A study from researchers at the U.K.’s National Oceanography Centre has reached a paradoxical conclusion – global warming may cause a lowering of European temperatures, and it could happen very quickly.
The research team’s conclusions, as reported in the scientific journal Nature, are based on observations of the Gulf Stream over a period of 50 years. They’ve concluded that the current is weakening, and, as a result, less warm water, and consequently less heat, is being transferred from the mid-Atlantic towards the North.
While the study focused almost exclusively on possible changes in Europe’s climate, it also mentioned a rather ominous consequence for the mid-Atlantic/Caribbean area. The gulf current not only flows north and south, but also in a circle across the Atlantic and back. If less heat is going north, more will be retained in this oceanic movement, which could well result in further raising the water temperature and, as a result, the atmospheric temperature, in the Caribbean and along the southeastern coast of the U.S. That in turn could well increase the frequency and intensity of the tropical storms – Katrina et. al. – that have caused severe damage and loss of life.
The study, a joint project of the U.K.’s National Environment Research Council (NERC) and Project Rapid, a group examining the possibility of rapid climate change, explains that the Gulf Stream operates somewhat like a conveyor belt. It carries warm water north, which gradually cools and sinks, as it gets colder, a process referred to as “overturning.”
“It’s like a radiator giving its heat to the atmosphere,” Harry Bryden from the National Oceanography Centre (NOC) at Britain’s Southampton University, said in a BBCinterview.

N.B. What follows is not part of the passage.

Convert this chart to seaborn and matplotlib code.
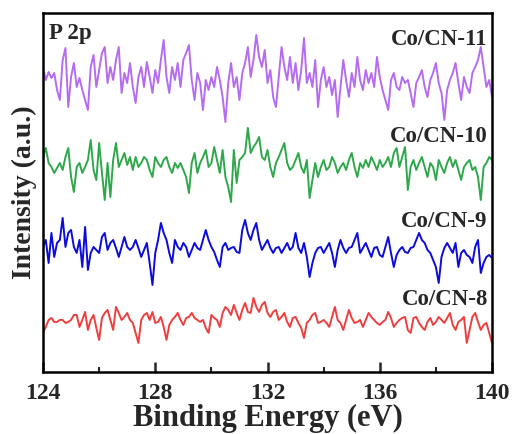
import numpy as np
import pandas as pd
import matplotlib
matplotlib.use('Agg')
import matplotlib.pyplot as plt
import seaborn as sns
from matplotlib.ticker import MultipleLocator

# P 2p XPS spectra, 124-140 eV, 0.1 eV step (stacked, arbitrary units)
energy = np.round(np.arange(124.0, 140.0001, 0.1), 1)

co_cn_11 = [299, 286, 294, 288, 293, 276, 266, 306, 318, 259,
            289, 303, 279, 288, 276, 266, 256, 299, 311, 279,
            296, 313, 319, 283, 299, 286, 306, 319, 273, 293,
            283, 303, 279, 263, 289, 299, 279, 304, 289, 273,
            296, 283, 306, 326, 289, 273, 299, 286, 303, 279,
            306, 313, 321, 286, 266, 293, 283, 256, 286, 276,
            289, 279, 299, 286, 269, 244, 283, 303, 279, 289,
            266, 293, 303, 319, 289, 306, 331, 309, 299, 316,
            283, 296, 269, 259, 289, 319, 299, 286, 309, 283,
            303, 276, 296, 328, 283, 293, 279, 306, 259, 286,
            299, 279, 289, 271, 286, 249, 279, 306, 286, 269,
            293, 279, 309, 286, 276, 296, 283, 293, 279, 309,
            289, 276, 266, 256, 286, 293, 279, 276, 289, 283,
            286, 273, 259, 283, 289, 296, 279, 269, 286, 293,
            303, 283, 273, 246, 276, 286, 293, 303, 283, 266,
            289, 279, 273, 293, 299, 306, 319, 299, 279, 286, 269]

co_cn_10 = [209, 218, 203, 199, 193, 198, 203, 196, 209, 218,
            189, 174, 199, 203, 193, 199, 206, 226, 196, 186,
            223, 193, 166, 203, 169, 206, 223, 199, 206, 213,
            201, 209, 196, 209, 199, 203, 209, 206, 196, 189,
            209, 203, 199, 206, 209, 199, 193, 203, 198, 203,
            196, 189, 173, 203, 213, 193, 203, 209, 216, 199,
            203, 219, 206, 193, 216, 189, 179, 164, 216, 183,
            206, 209, 213, 238, 213, 219, 223, 229, 209, 206,
            216, 199, 189, 203, 209, 216, 223, 203, 196, 199,
            206, 213, 199, 193, 206, 168, 186, 203, 189, 199,
            206, 196, 199, 209, 203, 193, 199, 203, 196, 206,
            213, 199, 189, 203, 198, 206, 199, 209, 203, 196,
            206, 199, 203, 209, 199, 213, 218, 199, 209, 219,
            176, 199, 206, 196, 203, 209, 199, 189, 203, 199,
            186, 206, 199, 193, 203, 209, 199, 206, 196, 186,
            199, 203, 206, 196, 199, 189, 166, 199, 203, 209, 206]

co_cn_9 = [119, 126, 103, 133, 109, 123, 126, 148, 119, 133,
           136, 119, 113, 126, 99, 139, 96, 113, 119, 116,
           113, 129, 133, 116, 123, 126, 118, 109, 119, 129,
           119, 116, 119, 126, 118, 109, 116, 123, 103, 81,
           113, 126, 143, 133, 126, 113, 103, 126, 119, 116,
           123, 119, 109, 116, 123, 118, 116, 126, 136, 126,
           119, 114, 106, 99, 119, 123, 116, 118, 119, 114,
           113, 136, 146, 133, 126, 136, 143, 126, 116, 121,
           126, 118, 113, 118, 119, 113, 118, 123, 116, 119,
           133, 118, 113, 123, 109, 89, 103, 113, 118, 119,
           113, 118, 123, 113, 99, 116, 126, 118, 113, 118,
           119, 126, 133, 113, 118, 123, 116, 109, 118, 119,
           111, 109, 119, 129, 113, 99, 111, 116, 119, 114,
           113, 118, 119, 126, 133, 126, 123, 116, 113, 106,
           99, 83, 109, 118, 123, 118, 113, 123, 99, 113,
           116, 111, 109, 103, 119, 126, 93, 103, 109, 111, 108]

co_cn_8 = [33, 39, 46, 48, 44, 44, 46, 46, 43, 44,
           46, 51, 51, 39, 46, 54, 36, 46, 51, 38,
           26, 48, 53, 56, 46, 36, 59, 53, 46, 49,
           53, 46, 43, 33, 23, 46, 51, 53, 46, 54,
           43, 44, 49, 39, 26, 41, 46, 49, 53, 46,
           41, 48, 49, 53, 48, 46, 44, 46, 38, 33,
           51, 48, 46, 39, 53, 59, 56, 51, 61, 53,
           46, 56, 63, 54, 53, 68, 59, 54, 61, 64,
           53, 49, 54, 56, 46, 49, 53, 44, 39, 48,
           49, 43, 38, 28, 43, 46, 51, 53, 43, 44,
           46, 43, 39, 49, 59, 46, 43, 36, 46, 56,
           48, 43, 44, 46, 39, 46, 53, 49, 46, 43,
           41, 44, 46, 54, 48, 39, 43, 46, 48, 49,
           36, 33, 48, 49, 43, 39, 36, 44, 48, 41,
           44, 49, 46, 43, 48, 53, 41, 36, 44, 46,
           49, 23, 36, 49, 53, 44, 36, 41, 43, 33, 23]

samples = ['Co/CN-11', 'Co/CN-10', 'Co/CN-9', 'Co/CN-8']
colors = ['#B56CF0', '#2FA84C', '#0B0BDC', '#EE3E3E']
label_y = [327, 229, 144, 66]

df = pd.concat([
    pd.DataFrame({'energy': energy, 'intensity': vals, 'sample': name})
    for name, vals in zip(samples, [co_cn_11, co_cn_10, co_cn_9, co_cn_8])
])

sns.set_theme(style='ticks')
plt.rcParams['font.family'] = ['Liberation Serif', 'DejaVu Serif']
plt.rcParams['font.weight'] = 'bold'

fig = plt.figure(figsize=(5.12, 4.34), dpi=100, facecolor='white')
ax = fig.add_axes([0.084, 0.143, 0.877, 0.827])

sns.lineplot(data=df, x='energy', y='intensity', hue='sample', hue_order=samples,
             palette=colors, estimator=None, sort=False, legend=False,
             linewidth=1.4, ax=ax)

ax.set_xlim(124, 140)
ax.set_ylim(-6, 353)
ax.xaxis.set_major_locator(MultipleLocator(4))
ax.xaxis.set_minor_locator(MultipleLocator(2))
ax.tick_params(axis='x', which='major', direction='in', length=7, width=1.8,
               labelsize=17, pad=8, top=False)
ax.tick_params(axis='x', which='minor', direction='in', length=3.5, width=1.5, top=False)
ax.set_yticks([])
for s in ax.spines.values():
    s.set_linewidth(1.8)
    s.set_color('black')

for lab in ax.get_xticklabels():
    lab.set_fontweight('bold')

ax.set_xlabel('Binding Energy (eV)', fontsize=22, fontweight='bold', labelpad=0)
ax.set_ylabel('Intensity (a.u.)', fontsize=20, fontweight='bold', labelpad=4)

for name, y in zip(samples, label_y):
    ax.text(139.85, y, name, ha='right', va='center', fontsize=16.5, fontweight='bold')
ax.text(124.2, 333, 'P 2p', ha='left', va='center', fontsize=16.5, fontweight='bold')

fig.savefig('out.png', dpi=100, facecolor='white')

This cooled water then flows back south at greater depths. NOC researchers concentrated on the colder water, and found that over the last half century, these currents have changed markedly. “We saw a 30 percent decline in the southwards flow of deep cold water,” Bryden told the BBC. “And so the summary is that in 2004, we have a larger circulating current [in the tropical Atlantic] and less overturning.”
The rapid melting of the Arctic ice cap is apparently affecting the mechanism. As the northeastern branch flows, it gives off heat to the atmosphere, which in turn warms European land. less heat equals less warming.
The Rapid Project’s bulletin notes: “If global warming shuts down the Atlantic heat conveyor – known to oceanographers and climate scientists as the Atlantic thermohaline circulation or THC, and to the rest of us somewhat inaccurately as the Gulf Stream,” the U.K. in particular and the rest of Europe in general could face a “future of freezing winters, late springs and early autumns.”
The bulletin explained why, as follows: “The ocean is a moderating influence on climate in Western Europe. Warm water from the Caribbean and Gulf of Mexico flows north and east across the Atlantic. Heat from the tropics is released to the atmosphere and makes our climate warmer and wetter than expected from the latitude we’re at. Were this flow to stop our winters would become like those at similar latitudes on the shores of the Pacific and western Atlantic. Just a slow-down would have serious consequences. It has happened before. Possibly more than once since the last ice age. And paradoxically at least one of these events was a direct result of the Earth becoming warmer.”
The explanation for that – given by the BBC – is: “As Arctic ice melts and Arctic rivers flow faster – trends which have both been documented – the northern oceans become less saline. Less salinity means a lower density; the waters then cannot sink, so the conveyor weakens. Computer models have predicted that if it turned off completely, Europe would cool by perhaps four to six degrees Celsius (app. 7.2 to 11 F).”
How soon could this happen? The estimates vary from never – different variables could reverse the process – to very soon, i.e. within 10 years or so, if the melting of the Arctic ice cap increases substantially.